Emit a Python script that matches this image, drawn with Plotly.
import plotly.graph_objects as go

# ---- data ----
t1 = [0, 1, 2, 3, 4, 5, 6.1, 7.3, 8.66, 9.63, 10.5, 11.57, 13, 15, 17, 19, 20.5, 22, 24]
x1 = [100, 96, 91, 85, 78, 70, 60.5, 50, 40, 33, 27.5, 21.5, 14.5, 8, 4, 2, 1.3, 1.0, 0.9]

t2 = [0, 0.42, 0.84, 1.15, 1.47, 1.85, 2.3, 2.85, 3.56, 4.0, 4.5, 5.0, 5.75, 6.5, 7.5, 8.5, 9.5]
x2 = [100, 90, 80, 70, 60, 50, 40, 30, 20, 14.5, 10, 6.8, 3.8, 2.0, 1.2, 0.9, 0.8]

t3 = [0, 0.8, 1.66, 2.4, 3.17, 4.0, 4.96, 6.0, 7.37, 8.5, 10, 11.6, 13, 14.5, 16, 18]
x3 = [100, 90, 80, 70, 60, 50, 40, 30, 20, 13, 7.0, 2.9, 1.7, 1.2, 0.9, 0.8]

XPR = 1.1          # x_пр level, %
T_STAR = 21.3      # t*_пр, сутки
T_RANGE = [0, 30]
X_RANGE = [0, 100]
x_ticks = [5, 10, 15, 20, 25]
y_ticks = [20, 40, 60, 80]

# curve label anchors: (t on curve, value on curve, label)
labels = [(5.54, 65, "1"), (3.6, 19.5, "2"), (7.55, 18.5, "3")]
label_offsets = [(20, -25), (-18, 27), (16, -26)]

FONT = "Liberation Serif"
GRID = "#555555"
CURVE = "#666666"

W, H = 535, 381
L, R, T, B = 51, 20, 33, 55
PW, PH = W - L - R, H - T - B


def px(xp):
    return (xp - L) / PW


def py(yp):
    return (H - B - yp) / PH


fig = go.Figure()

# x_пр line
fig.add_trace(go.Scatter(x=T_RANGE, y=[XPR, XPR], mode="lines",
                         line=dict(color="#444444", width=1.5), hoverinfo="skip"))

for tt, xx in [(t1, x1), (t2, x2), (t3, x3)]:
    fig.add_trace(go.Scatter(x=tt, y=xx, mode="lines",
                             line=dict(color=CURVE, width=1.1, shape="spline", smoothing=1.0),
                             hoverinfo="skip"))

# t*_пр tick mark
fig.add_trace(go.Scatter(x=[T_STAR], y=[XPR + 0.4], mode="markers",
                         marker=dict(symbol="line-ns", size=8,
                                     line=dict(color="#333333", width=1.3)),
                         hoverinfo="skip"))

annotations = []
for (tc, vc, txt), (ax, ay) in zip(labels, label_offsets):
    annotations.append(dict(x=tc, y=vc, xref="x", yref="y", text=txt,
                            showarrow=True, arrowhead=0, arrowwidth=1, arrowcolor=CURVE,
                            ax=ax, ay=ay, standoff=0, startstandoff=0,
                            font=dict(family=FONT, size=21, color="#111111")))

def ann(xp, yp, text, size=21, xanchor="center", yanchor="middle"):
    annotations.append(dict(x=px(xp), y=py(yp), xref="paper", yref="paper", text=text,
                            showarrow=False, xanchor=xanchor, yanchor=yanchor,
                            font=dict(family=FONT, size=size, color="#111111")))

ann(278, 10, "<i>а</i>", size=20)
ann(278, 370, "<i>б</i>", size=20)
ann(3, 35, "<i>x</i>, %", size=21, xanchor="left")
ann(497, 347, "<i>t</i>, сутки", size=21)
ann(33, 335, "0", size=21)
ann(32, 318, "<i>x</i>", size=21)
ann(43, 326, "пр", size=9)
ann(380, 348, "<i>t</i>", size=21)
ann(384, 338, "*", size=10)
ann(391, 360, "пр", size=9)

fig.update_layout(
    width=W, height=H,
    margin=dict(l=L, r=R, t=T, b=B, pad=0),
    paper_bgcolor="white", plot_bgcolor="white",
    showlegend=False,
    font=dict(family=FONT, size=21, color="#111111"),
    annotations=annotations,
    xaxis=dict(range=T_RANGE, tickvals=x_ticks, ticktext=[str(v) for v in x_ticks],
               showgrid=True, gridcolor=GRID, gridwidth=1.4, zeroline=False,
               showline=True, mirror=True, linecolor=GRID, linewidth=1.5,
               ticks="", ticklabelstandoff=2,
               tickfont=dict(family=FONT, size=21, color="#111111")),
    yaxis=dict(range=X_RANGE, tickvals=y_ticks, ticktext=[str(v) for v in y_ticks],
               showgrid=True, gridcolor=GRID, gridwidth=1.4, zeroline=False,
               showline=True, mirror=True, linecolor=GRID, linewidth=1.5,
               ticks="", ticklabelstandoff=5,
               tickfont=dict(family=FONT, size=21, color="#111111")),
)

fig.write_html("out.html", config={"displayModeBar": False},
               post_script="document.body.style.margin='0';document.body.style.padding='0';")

## Problem requirements
Copy out the material word for word and line for line.

## Finished exercise
Emit a Python script that matches this image, drawn with Plotly.
import plotly.graph_objects as go

# ---- data ----
t1 = [0, 1, 2, 3, 4, 5, 6.1, 7.3, 8.66, 9.63, 10.5, 11.57, 13, 15, 17, 19, 20.5, 22, 24]
x1 = [100, 96, 91, 85, 78, 70, 60.5, 50, 40, 33, 27.5, 21.5, 14.5, 8, 4, 2, 1.3, 1.0, 0.9]

t2 = [0, 0.42, 0.84, 1.15, 1.47, 1.85, 2.3, 2.85, 3.56, 4.0, 4.5, 5.0, 5.75, 6.5, 7.5, 8.5, 9.5]
x2 = [100, 90, 80, 70, 60, 50, 40, 30, 20, 14.5, 10, 6.8, 3.8, 2.0, 1.2, 0.9, 0.8]

t3 = [0, 0.8, 1.66, 2.4, 3.17, 4.0, 4.96, 6.0, 7.37, 8.5, 10, 11.6, 13, 14.5, 16, 18]
x3 = [100, 90, 80, 70, 60, 50, 40, 30, 20, 13, 7.0, 2.9, 1.7, 1.2, 0.9, 0.8]

XPR = 1.1          # x_пр level, %
T_STAR = 21.3      # t*_пр, сутки
T_RANGE = [0, 30]
X_RANGE = [0, 100]
x_ticks = [5, 10, 15, 20, 25]
y_ticks = [20, 40, 60, 80]

# curve label anchors: (t on curve, value on curve, label)
labels = [(5.54, 65, "1"), (3.6, 19.5, "2"), (7.55, 18.5, "3")]
label_offsets = [(20, -25), (-18, 27), (16, -26)]

FONT = "Liberation Serif"
GRID = "#555555"
CURVE = "#666666"

W, H = 535, 381
L, R, T, B = 51, 20, 33, 55
PW, PH = W - L - R, H - T - B


def px(xp):
    return (xp - L) / PW


def py(yp):
    return (H - B - yp) / PH


fig = go.Figure()

# x_пр line
fig.add_trace(go.Scatter(x=T_RANGE, y=[XPR, XPR], mode="lines",
                         line=dict(color="#444444", width=1.5), hoverinfo="skip"))

for tt, xx in [(t1, x1), (t2, x2), (t3, x3)]:
    fig.add_trace(go.Scatter(x=tt, y=xx, mode="lines",
                             line=dict(color=CURVE, width=1.1, shape="spline", smoothing=1.0),
                             hoverinfo="skip"))

# t*_пр tick mark
fig.add_trace(go.Scatter(x=[T_STAR], y=[XPR + 0.4], mode="markers",
                         marker=dict(symbol="line-ns", size=8,
                                     line=dict(color="#333333", width=1.3)),
                         hoverinfo="skip"))

annotations = []
for (tc, vc, txt), (ax, ay) in zip(labels, label_offsets):
    annotations.append(dict(x=tc, y=vc, xref="x", yref="y", text=txt,
                            showarrow=True, arrowhead=0, arrowwidth=1, arrowcolor=CURVE,
                            ax=ax, ay=ay, standoff=0, startstandoff=0,
                            font=dict(family=FONT, size=21, color="#111111")))

def ann(xp, yp, text, size=21, xanchor="center", yanchor="middle"):
    annotations.append(dict(x=px(xp), y=py(yp), xref="paper", yref="paper", text=text,
                            showarrow=False, xanchor=xanchor, yanchor=yanchor,
                            font=dict(family=FONT, size=size, color="#111111")))

ann(278, 10, "<i>а</i>", size=20)
ann(278, 370, "<i>б</i>", size=20)
ann(3, 35, "<i>x</i>, %", size=21, xanchor="left")
ann(497, 347, "<i>t</i>, сутки", size=21)
ann(33, 335, "0", size=21)
ann(32, 318, "<i>x</i>", size=21)
ann(43, 326, "пр", size=9)
ann(380, 348, "<i>t</i>", size=21)
ann(384, 338, "*", size=10)
ann(391, 360, "пр", size=9)

fig.update_layout(
    width=W, height=H,
    margin=dict(l=L, r=R, t=T, b=B, pad=0),
    paper_bgcolor="white", plot_bgcolor="white",
    showlegend=False,
    font=dict(family=FONT, size=21, color="#111111"),
    annotations=annotations,
    xaxis=dict(range=T_RANGE, tickvals=x_ticks, ticktext=[str(v) for v in x_ticks],
               showgrid=True, gridcolor=GRID, gridwidth=1.4, zeroline=False,
               showline=True, mirror=True, linecolor=GRID, linewidth=1.5,
               ticks="", ticklabelstandoff=2,
               tickfont=dict(family=FONT, size=21, color="#111111")),
    yaxis=dict(range=X_RANGE, tickvals=y_ticks, ticktext=[str(v) for v in y_ticks],
               showgrid=True, gridcolor=GRID, gridwidth=1.4, zeroline=False,
               showline=True, mirror=True, linecolor=GRID, linewidth=1.5,
               ticks="", ticklabelstandoff=5,
               tickfont=dict(family=FONT, size=21, color="#111111")),
)

fig.write_html("out.html", config={"displayModeBar": False},
               post_script="document.body.style.margin='0';document.body.style.padding='0';")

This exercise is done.